→ Exercise requirements
Set aside the pictures and output only the lines from the one containing "Clone this chart in matplotlib." up to and including the one containing "x_ticks = list(range(0, 100, 10))".

-------- Extracted material

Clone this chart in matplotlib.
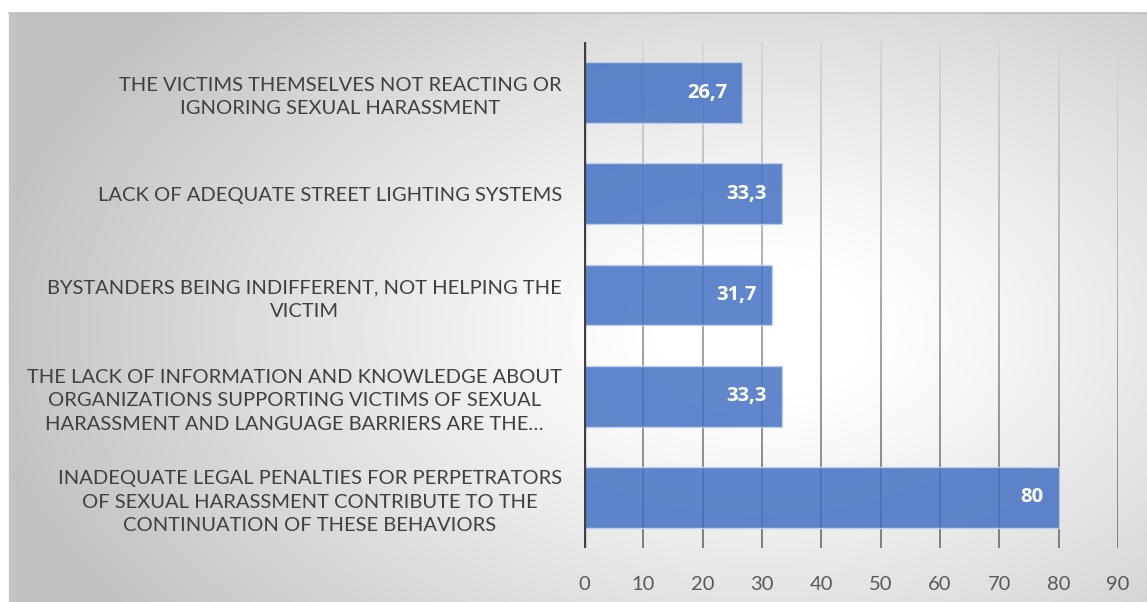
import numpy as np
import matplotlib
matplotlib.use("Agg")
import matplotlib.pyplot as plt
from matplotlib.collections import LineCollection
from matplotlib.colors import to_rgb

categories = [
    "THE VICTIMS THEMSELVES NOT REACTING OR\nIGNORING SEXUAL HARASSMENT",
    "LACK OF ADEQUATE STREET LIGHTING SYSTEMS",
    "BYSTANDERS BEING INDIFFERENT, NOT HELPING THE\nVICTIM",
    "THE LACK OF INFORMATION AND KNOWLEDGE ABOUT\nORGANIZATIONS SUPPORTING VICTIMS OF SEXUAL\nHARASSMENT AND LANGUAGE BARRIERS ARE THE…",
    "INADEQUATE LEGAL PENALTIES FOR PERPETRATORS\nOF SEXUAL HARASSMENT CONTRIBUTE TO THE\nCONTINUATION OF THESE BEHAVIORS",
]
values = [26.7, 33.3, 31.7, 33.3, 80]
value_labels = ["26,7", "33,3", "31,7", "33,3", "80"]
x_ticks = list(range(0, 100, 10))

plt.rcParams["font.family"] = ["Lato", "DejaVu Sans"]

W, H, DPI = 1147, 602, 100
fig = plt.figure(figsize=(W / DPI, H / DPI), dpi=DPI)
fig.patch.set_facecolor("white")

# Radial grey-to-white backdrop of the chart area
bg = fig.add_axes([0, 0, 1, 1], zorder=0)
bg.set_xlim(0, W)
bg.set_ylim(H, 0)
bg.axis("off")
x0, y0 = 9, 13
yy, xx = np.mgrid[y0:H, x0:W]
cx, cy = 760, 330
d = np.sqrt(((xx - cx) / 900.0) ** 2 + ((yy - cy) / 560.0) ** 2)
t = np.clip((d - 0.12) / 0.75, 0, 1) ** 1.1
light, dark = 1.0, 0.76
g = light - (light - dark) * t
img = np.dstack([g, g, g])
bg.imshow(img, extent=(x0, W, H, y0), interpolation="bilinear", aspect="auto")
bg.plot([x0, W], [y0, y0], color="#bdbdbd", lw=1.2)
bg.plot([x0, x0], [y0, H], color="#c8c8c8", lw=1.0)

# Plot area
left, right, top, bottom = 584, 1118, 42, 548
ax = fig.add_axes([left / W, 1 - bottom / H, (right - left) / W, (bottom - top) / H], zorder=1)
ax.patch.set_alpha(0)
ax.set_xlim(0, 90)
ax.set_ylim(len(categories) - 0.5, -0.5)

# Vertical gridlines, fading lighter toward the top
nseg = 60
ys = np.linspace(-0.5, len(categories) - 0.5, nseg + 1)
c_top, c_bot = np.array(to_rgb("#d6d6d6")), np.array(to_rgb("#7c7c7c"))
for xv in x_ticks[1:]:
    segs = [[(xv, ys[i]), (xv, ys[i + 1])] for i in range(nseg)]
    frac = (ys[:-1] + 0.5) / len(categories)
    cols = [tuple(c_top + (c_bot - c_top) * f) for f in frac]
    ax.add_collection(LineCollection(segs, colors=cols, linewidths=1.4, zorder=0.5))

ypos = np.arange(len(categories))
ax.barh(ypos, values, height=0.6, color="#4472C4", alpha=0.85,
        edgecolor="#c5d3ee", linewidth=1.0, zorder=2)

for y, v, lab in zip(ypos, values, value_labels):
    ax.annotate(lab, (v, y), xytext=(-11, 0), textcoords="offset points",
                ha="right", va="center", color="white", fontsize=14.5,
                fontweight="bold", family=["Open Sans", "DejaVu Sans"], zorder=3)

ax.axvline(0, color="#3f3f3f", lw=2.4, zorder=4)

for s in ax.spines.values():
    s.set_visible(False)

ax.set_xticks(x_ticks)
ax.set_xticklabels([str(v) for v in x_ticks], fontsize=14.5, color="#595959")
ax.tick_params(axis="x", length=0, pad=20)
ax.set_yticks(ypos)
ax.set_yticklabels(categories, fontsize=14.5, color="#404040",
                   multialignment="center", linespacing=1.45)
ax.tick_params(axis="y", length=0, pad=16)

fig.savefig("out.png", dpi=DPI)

----------------
-------- Extracted material

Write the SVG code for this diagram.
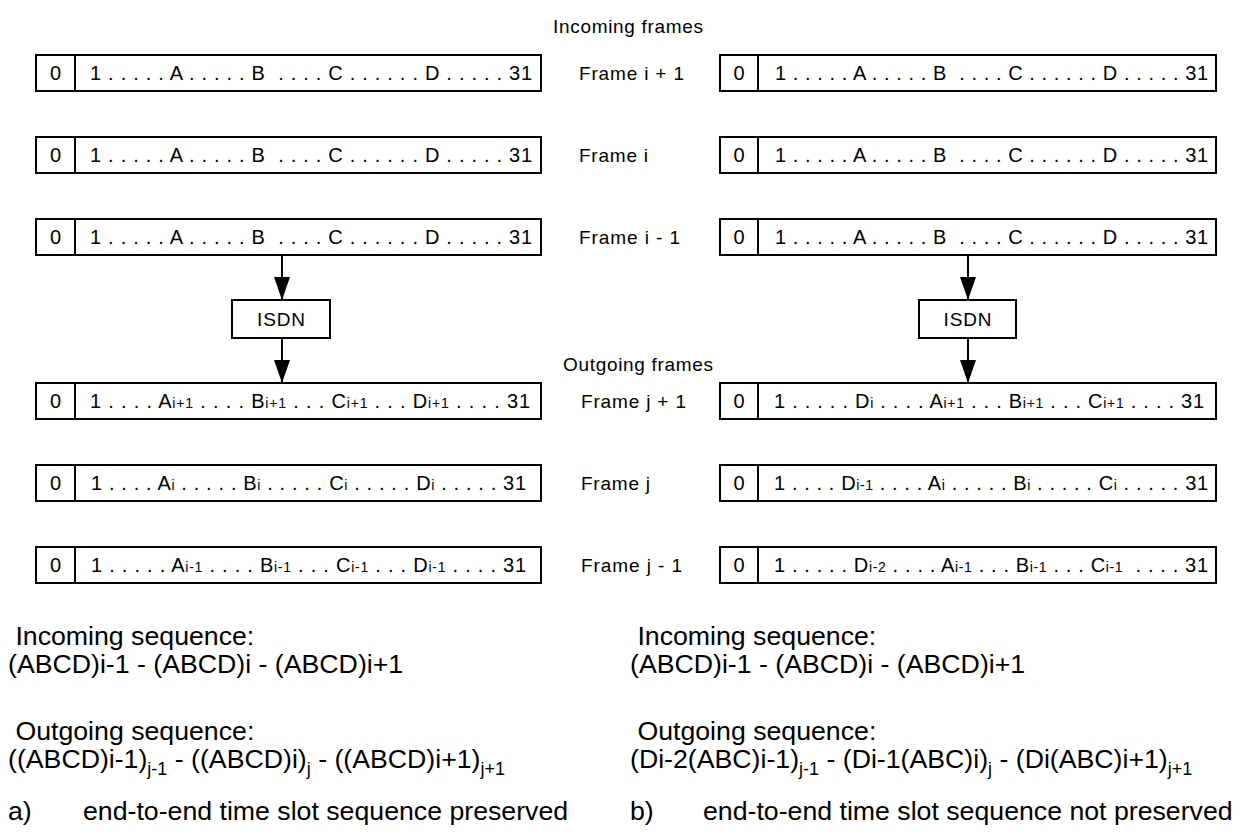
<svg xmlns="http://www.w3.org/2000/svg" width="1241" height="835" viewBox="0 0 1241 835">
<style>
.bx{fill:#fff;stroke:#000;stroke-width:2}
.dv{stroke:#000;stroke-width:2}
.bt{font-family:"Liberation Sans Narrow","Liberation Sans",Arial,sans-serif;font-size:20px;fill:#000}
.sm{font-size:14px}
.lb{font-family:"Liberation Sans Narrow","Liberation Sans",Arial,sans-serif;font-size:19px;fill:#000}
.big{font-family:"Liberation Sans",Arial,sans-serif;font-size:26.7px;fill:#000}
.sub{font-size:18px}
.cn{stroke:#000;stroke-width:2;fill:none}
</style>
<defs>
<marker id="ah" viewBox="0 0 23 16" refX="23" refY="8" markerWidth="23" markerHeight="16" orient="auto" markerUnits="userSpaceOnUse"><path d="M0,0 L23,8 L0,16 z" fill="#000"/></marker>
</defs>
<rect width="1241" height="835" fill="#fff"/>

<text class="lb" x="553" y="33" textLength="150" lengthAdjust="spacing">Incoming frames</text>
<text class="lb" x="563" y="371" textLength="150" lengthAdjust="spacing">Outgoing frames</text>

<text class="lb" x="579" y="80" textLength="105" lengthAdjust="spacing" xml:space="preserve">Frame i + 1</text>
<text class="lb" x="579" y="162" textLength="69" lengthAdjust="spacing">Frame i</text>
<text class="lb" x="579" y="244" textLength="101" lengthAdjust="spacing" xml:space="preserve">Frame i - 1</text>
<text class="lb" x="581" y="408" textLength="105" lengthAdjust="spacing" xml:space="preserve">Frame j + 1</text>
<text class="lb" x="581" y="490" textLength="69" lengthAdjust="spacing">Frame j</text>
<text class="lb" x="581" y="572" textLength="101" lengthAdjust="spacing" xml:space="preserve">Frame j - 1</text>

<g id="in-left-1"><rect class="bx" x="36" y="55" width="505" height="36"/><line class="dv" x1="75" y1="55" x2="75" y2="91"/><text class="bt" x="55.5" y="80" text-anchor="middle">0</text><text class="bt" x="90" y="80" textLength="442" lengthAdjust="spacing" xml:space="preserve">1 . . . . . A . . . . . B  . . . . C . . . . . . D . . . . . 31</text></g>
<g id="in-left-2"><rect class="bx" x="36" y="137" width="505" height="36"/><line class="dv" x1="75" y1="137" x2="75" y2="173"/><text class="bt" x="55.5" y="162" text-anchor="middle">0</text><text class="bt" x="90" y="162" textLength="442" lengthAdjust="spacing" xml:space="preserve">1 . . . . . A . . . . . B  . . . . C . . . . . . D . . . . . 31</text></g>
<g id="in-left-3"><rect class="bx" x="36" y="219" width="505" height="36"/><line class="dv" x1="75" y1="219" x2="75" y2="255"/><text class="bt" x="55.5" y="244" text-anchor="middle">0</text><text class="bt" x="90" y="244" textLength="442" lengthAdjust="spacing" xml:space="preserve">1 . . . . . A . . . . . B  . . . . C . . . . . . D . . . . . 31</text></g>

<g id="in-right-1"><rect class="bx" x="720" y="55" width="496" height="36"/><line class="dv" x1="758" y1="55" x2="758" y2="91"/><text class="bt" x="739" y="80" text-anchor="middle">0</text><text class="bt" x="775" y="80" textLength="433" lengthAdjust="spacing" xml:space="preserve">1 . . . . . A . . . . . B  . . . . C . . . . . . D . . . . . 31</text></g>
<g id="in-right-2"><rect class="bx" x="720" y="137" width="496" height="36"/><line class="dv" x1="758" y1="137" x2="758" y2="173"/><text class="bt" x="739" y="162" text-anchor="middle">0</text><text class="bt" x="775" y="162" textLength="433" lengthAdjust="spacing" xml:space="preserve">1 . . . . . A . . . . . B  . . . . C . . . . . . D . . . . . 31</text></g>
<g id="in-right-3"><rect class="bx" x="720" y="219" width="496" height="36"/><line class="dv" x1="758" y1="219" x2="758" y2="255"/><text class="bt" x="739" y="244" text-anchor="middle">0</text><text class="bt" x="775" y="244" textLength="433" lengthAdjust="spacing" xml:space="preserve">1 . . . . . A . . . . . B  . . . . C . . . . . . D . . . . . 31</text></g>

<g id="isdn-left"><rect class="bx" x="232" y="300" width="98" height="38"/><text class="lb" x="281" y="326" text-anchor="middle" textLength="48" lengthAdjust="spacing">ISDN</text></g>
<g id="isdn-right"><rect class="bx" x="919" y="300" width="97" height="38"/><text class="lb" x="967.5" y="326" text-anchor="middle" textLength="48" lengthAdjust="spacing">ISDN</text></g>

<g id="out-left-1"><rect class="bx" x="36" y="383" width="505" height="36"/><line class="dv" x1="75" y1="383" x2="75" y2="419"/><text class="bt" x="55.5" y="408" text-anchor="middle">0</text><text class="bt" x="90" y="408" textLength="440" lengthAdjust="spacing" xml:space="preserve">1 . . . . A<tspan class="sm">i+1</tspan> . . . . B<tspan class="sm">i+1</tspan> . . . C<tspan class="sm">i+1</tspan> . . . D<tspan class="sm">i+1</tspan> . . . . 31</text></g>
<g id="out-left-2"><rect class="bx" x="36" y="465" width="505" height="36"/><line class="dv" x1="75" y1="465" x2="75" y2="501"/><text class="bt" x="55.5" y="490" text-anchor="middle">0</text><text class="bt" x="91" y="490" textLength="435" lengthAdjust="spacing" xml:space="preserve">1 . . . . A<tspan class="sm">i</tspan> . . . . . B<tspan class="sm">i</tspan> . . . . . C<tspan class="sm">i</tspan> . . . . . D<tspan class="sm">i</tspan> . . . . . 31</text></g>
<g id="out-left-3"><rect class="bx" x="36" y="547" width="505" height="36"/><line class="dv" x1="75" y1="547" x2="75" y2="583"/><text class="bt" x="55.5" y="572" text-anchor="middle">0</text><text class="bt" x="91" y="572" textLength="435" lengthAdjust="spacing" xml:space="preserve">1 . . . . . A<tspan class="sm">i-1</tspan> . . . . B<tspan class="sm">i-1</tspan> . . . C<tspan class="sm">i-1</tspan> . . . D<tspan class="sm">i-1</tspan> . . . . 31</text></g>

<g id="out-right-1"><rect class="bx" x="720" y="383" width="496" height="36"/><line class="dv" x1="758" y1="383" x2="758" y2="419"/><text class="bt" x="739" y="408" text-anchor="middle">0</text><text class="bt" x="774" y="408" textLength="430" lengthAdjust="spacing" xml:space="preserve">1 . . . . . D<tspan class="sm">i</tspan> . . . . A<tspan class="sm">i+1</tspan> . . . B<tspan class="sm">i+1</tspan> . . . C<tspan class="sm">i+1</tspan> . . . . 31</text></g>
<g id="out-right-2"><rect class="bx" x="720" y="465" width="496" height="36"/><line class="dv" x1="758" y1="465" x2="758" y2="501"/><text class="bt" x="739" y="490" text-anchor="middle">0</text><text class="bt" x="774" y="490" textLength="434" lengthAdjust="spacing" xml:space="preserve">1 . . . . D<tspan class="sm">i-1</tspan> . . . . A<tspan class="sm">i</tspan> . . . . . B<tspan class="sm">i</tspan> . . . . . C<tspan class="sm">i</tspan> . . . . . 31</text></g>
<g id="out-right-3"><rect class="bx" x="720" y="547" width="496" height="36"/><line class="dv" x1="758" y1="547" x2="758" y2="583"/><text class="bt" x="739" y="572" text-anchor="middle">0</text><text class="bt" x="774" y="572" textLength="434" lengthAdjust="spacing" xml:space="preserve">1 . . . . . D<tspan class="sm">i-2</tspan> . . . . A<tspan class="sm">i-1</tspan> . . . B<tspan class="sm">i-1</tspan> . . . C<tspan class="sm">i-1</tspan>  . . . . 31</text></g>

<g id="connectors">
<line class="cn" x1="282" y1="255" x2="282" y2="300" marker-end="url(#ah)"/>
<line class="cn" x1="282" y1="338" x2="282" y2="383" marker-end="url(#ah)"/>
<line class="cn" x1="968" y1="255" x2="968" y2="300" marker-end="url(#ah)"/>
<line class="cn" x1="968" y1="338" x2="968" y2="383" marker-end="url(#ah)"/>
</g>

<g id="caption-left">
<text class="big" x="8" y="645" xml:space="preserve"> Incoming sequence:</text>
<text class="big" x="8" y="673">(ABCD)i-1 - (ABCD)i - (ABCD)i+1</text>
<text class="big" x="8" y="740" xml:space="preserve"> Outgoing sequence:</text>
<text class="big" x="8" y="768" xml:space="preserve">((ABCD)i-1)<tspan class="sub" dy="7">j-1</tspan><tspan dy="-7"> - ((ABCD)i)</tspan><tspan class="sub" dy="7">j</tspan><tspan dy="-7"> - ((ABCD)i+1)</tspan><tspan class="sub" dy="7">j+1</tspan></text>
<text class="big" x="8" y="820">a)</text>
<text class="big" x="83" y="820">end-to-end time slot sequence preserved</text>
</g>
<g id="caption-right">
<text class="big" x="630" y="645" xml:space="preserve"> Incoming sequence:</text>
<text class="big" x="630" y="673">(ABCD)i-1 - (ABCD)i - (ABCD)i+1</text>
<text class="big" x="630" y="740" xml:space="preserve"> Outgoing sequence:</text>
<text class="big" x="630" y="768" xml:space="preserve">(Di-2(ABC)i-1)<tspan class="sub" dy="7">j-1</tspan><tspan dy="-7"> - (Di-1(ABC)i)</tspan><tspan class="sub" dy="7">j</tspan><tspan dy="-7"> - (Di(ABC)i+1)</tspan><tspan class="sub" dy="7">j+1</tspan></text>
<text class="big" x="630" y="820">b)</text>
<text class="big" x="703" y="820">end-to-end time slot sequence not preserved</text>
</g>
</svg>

----------------
-------- Extracted material

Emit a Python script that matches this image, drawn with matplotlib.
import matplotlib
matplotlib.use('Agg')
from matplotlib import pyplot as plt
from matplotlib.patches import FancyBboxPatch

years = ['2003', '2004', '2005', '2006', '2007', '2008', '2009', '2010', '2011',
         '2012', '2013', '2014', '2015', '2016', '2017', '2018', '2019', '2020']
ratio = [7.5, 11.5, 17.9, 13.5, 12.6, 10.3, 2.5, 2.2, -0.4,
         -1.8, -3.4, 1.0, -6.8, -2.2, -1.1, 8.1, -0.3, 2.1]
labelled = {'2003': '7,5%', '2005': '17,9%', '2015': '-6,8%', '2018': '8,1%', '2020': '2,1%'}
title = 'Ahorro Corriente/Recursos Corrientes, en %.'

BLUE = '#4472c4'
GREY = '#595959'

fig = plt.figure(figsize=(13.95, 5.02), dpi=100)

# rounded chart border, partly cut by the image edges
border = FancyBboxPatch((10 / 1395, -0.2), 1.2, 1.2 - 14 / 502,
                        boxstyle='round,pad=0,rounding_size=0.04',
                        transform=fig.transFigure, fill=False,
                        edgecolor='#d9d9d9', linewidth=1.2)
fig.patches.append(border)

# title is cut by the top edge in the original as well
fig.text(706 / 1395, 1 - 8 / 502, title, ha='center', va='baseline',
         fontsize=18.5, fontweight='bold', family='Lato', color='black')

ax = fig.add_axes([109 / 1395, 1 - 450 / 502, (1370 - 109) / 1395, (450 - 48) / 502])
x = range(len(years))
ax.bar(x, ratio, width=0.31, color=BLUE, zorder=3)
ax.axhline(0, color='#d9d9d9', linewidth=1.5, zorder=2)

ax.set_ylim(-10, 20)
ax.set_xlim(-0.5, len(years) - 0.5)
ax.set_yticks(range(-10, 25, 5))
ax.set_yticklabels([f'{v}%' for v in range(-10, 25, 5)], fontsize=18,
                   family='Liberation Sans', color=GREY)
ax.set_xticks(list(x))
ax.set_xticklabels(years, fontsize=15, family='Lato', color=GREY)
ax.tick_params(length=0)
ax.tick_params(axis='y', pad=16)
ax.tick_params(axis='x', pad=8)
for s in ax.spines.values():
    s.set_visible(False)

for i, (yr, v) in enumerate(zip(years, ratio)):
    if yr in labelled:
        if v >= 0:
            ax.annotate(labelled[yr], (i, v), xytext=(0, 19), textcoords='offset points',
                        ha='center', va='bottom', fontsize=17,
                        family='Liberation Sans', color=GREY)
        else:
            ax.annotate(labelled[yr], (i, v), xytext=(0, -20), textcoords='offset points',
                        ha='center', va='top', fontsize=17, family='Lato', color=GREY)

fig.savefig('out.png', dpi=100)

----------------

→ Result of the task
Clone this chart in matplotlib.
import numpy as np
import matplotlib
matplotlib.use("Agg")
import matplotlib.pyplot as plt
from matplotlib.collections import LineCollection
from matplotlib.colors import to_rgb

categories = [
    "THE VICTIMS THEMSELVES NOT REACTING OR\nIGNORING SEXUAL HARASSMENT",
    "LACK OF ADEQUATE STREET LIGHTING SYSTEMS",
    "BYSTANDERS BEING INDIFFERENT, NOT HELPING THE\nVICTIM",
    "THE LACK OF INFORMATION AND KNOWLEDGE ABOUT\nORGANIZATIONS SUPPORTING VICTIMS OF SEXUAL\nHARASSMENT AND LANGUAGE BARRIERS ARE THE…",
    "INADEQUATE LEGAL PENALTIES FOR PERPETRATORS\nOF SEXUAL HARASSMENT CONTRIBUTE TO THE\nCONTINUATION OF THESE BEHAVIORS",
]
values = [26.7, 33.3, 31.7, 33.3, 80]
value_labels = ["26,7", "33,3", "31,7", "33,3", "80"]
x_ticks = list(range(0, 100, 10))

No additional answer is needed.